Sempre in una provincia lungo il confine orientale congolese, nel Sud Kivu, nella notte da domenica a lunedì sei persone sono state uccise e altre otto sono rimaste gravemente ferite in un ulteriore attacco di gruppi ribelli, presumibilmente Twirwaneho, di cui fanno parte principalmente membri della comunità Banyamulenge. L’eccidio è avvenuto nel territorio di Mwenga, non lontano da un campo delle FARDC, le forze armate nazionali regolari.

Come riporta ancora Radio Okapi, la radio della missione Onu in RDC, gli assalitori avrebbero fatto irruzione nelle case, sparando all’impazzata nel cuore della notte, ma anche compiendo violenze a colpi di machete, e si sarebbero ritirati solo all’arrivo dell’esercito congolese, verso le 4 del mattino.

Le abitazioni incendiate sarebbero 15 e i sopravvissuti accusano i soldati congolesi e gli agenti della MONUSCO (Missione dell’Organizzazione delle Nazioni Unite nella Repubblica Democratica del Congo) di non essere intervenuti in tempo per respingere i ribelli.

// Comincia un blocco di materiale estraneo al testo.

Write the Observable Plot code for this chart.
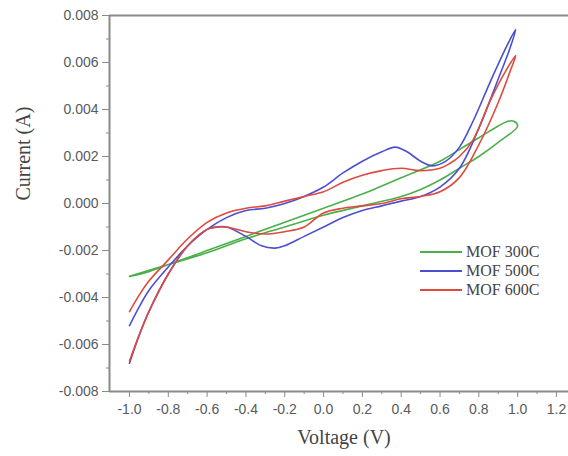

Si tratta di un’accusa ricorrente, avanzata anche nello scorso agosto, quando furono uccise almeno 24 persone e 18 villaggi furono dati alle fiamme dagli stessi miliziani nel territorio di Fizi.

Ancora una volta, infine, l’attacco ha avuto un ulteriore aspetto drammatico: lo sfollamento di diverse centinaia di persone e un cospicuo saccheggio di bestiame.

Da tempo, molti criticano anche la decisione del governo di Kinshasa, nel maggio 2021, di dichiarare lo stato d’assedio per le province orientali del Paese (le province del Nord Kivu e dell’Ituri), sostanzialmente demandando l’amministrazione ordinaria locale all’esercito nazionale. Già nell’agosto scorso il bilancio di questa misura era giudicato un fiasco, perché nei suoi primi tre mesi di applicazione si erano contati quasi 500 civili uccisi da gruppi armati, ma dopo ulteriori tre mesi, oggi i risultati in termini di sicurezza sono ancora più fallimentari, per cui risulta alquanto beffarda la decisione di ieri delle istituzioni a dispiegare quattro ulteriori squadre di forze dell’ordine nei territori liberati dalle forze armate della RDC.